The singing bird movement is contained in a tinplate box, very similar to those often housing musical snuff-box movements, which is screwed to a wooden baseboard also supporting the musical movement. The serial number, 135, is repeated, in ink, on this baseboard. It is also stamped on a brass framework inside the lid of the tinplate box. This supports a lever mechanism by which the on-off lever (projecting through the necessaire tray at front left) is connected to the stop and start levers, unusally positioned at the back right of the top plate of the movement.
The necessaire tray has its full set of gold, steel and turquoise implements, comprising bodkin, needle case, pillbox, scent bottle, thimble, winder, penknife, pencil, two pairs of scissors, vinaigrette and reel. The original brass and steel winding key for the bird also survives in its compartment, but is damaged. Several of the gold components have the hallmark of Charles Louis Déserre (Paris, 1809 - 1819).

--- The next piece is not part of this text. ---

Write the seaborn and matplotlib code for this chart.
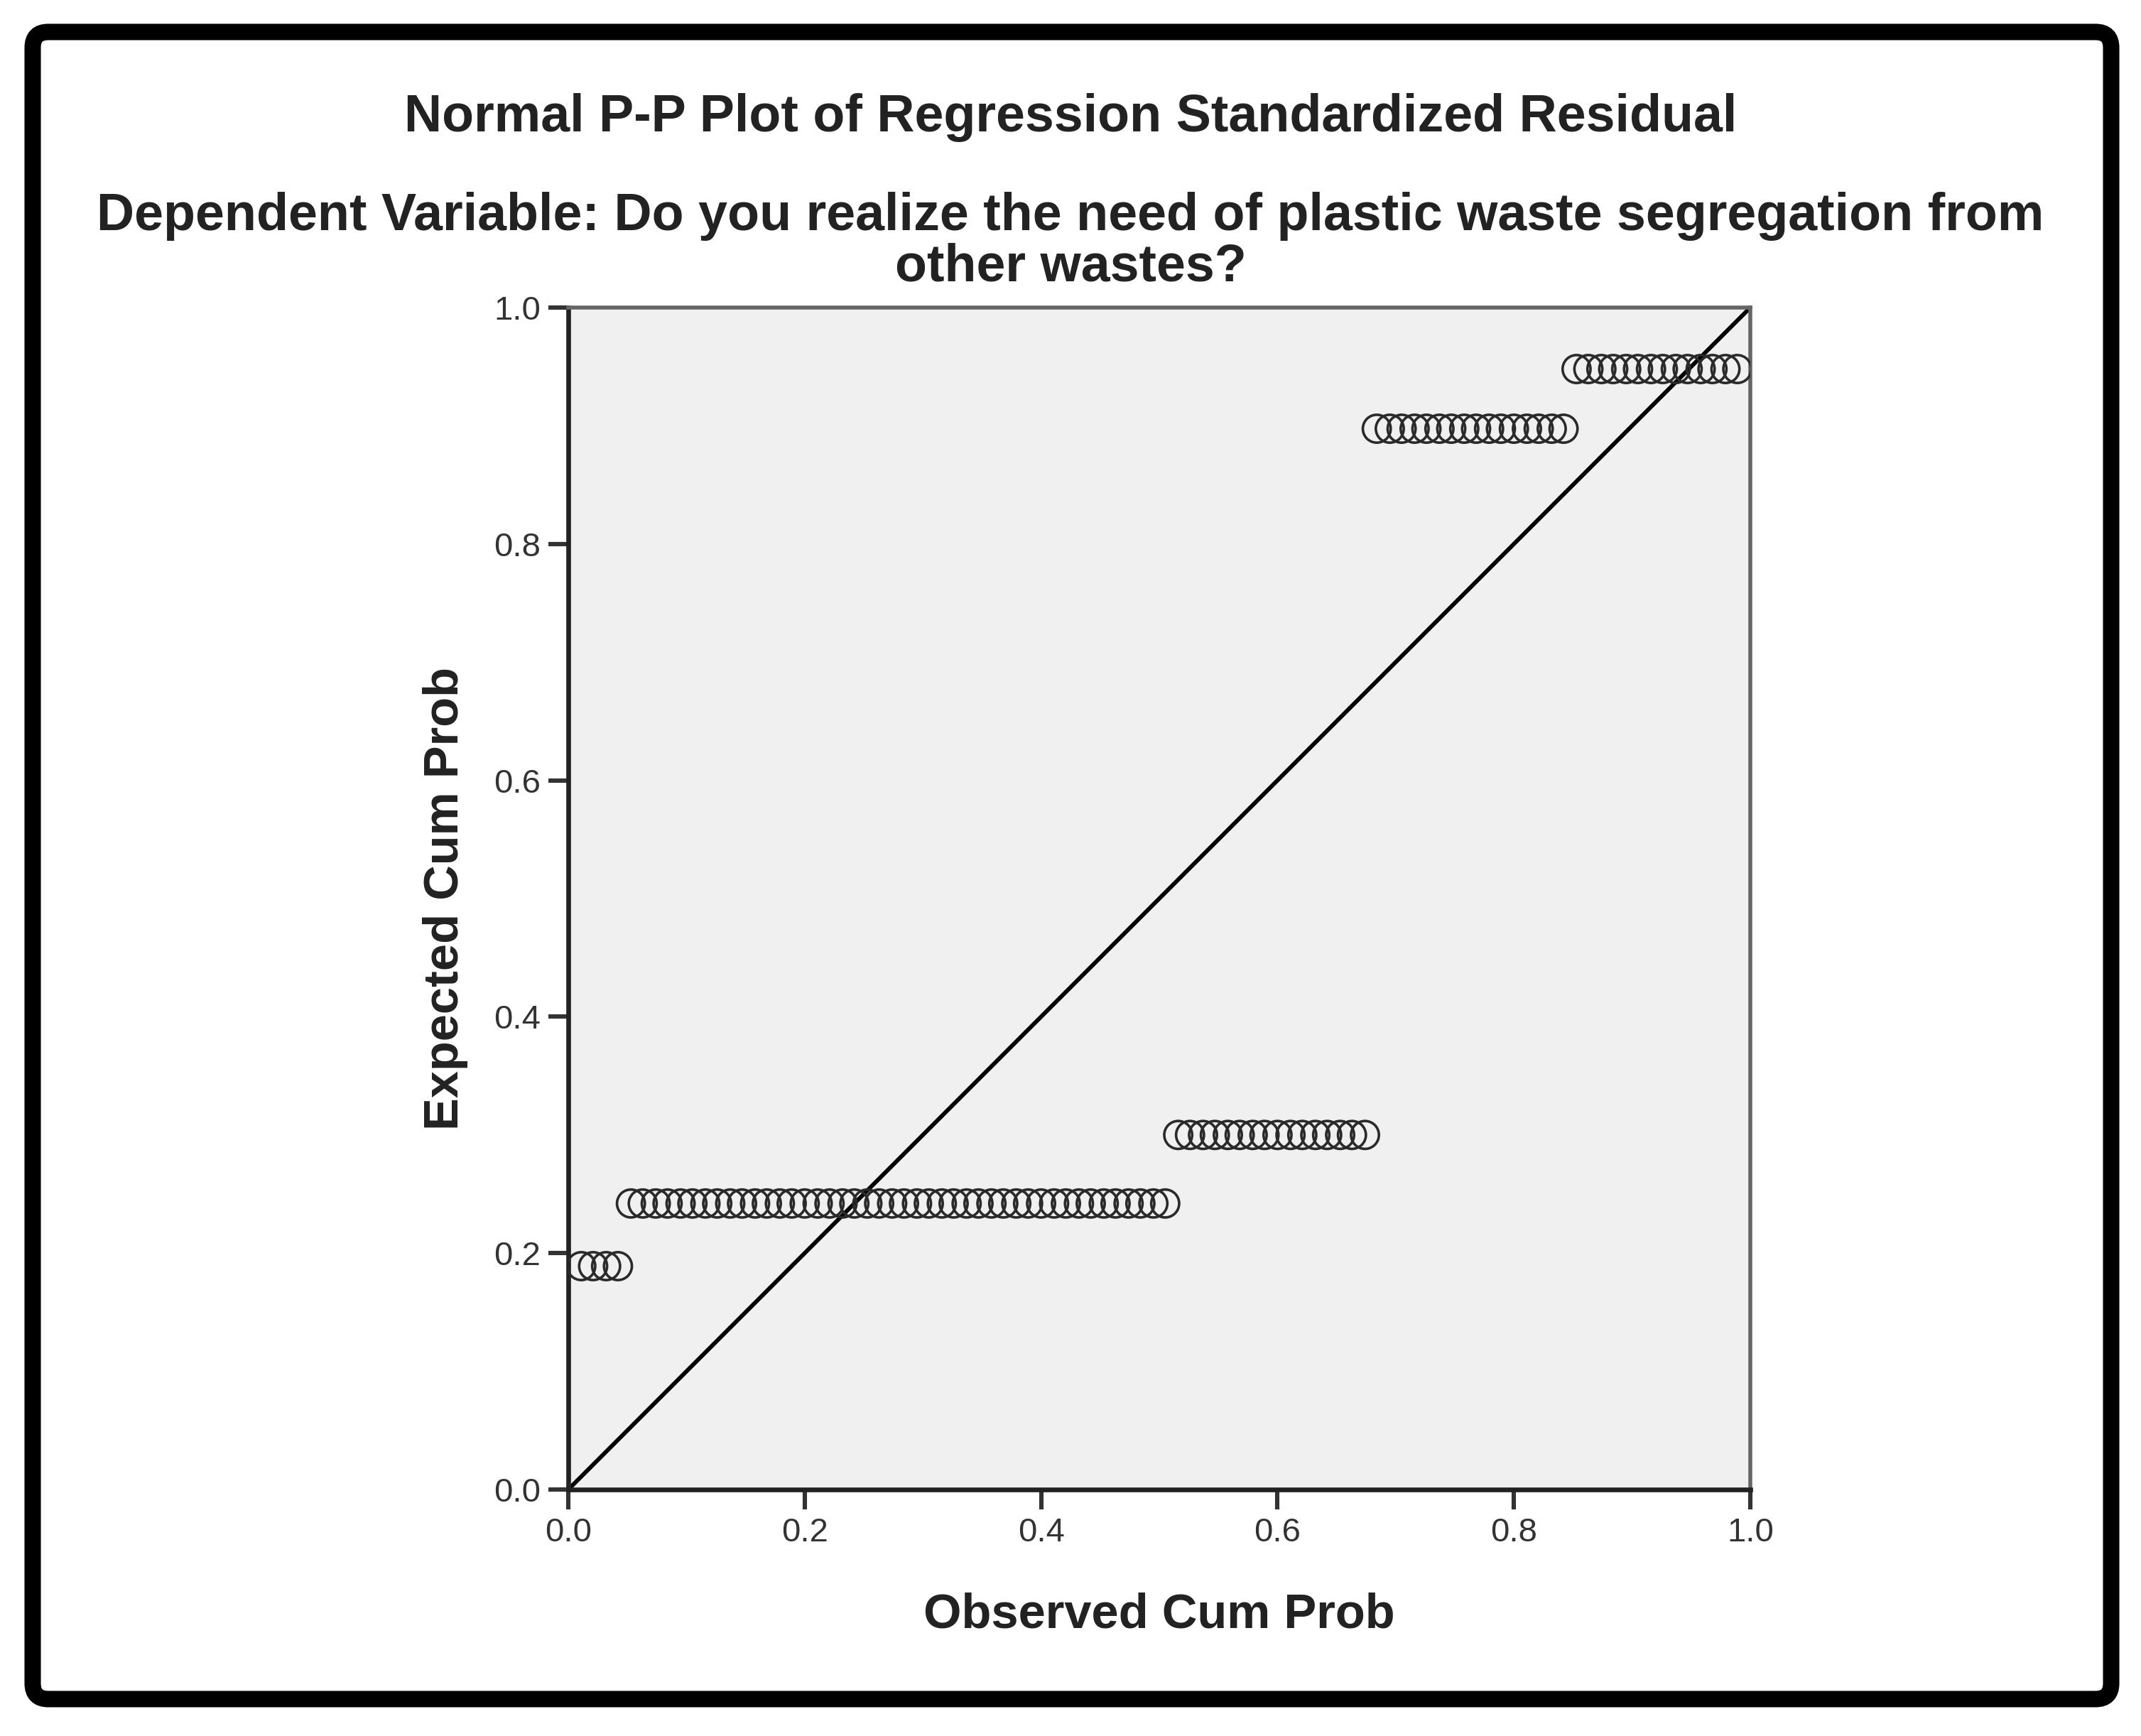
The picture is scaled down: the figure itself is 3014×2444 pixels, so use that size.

The lid is lined with a mirror which has a cut-out at the top edge, to clear the stop/start lever. This cut-out was edged with a piece of plaited silk (present but loose), and a balancing piece appears formerly to have been attached to the glass right of centre.
The mother-of-pearl covering has some slight cracks, and there is some chipping to the edges of some of the cameos.
A French clock key (for winding the musical movement) has an attached label with Lady Arbuthnot's name and, on the reverse, probably in her hand, a note Presented to my grandmother Mrs James Macleay by the Hon. John Walpole Minister in Chile at Valparaiso 1833-41.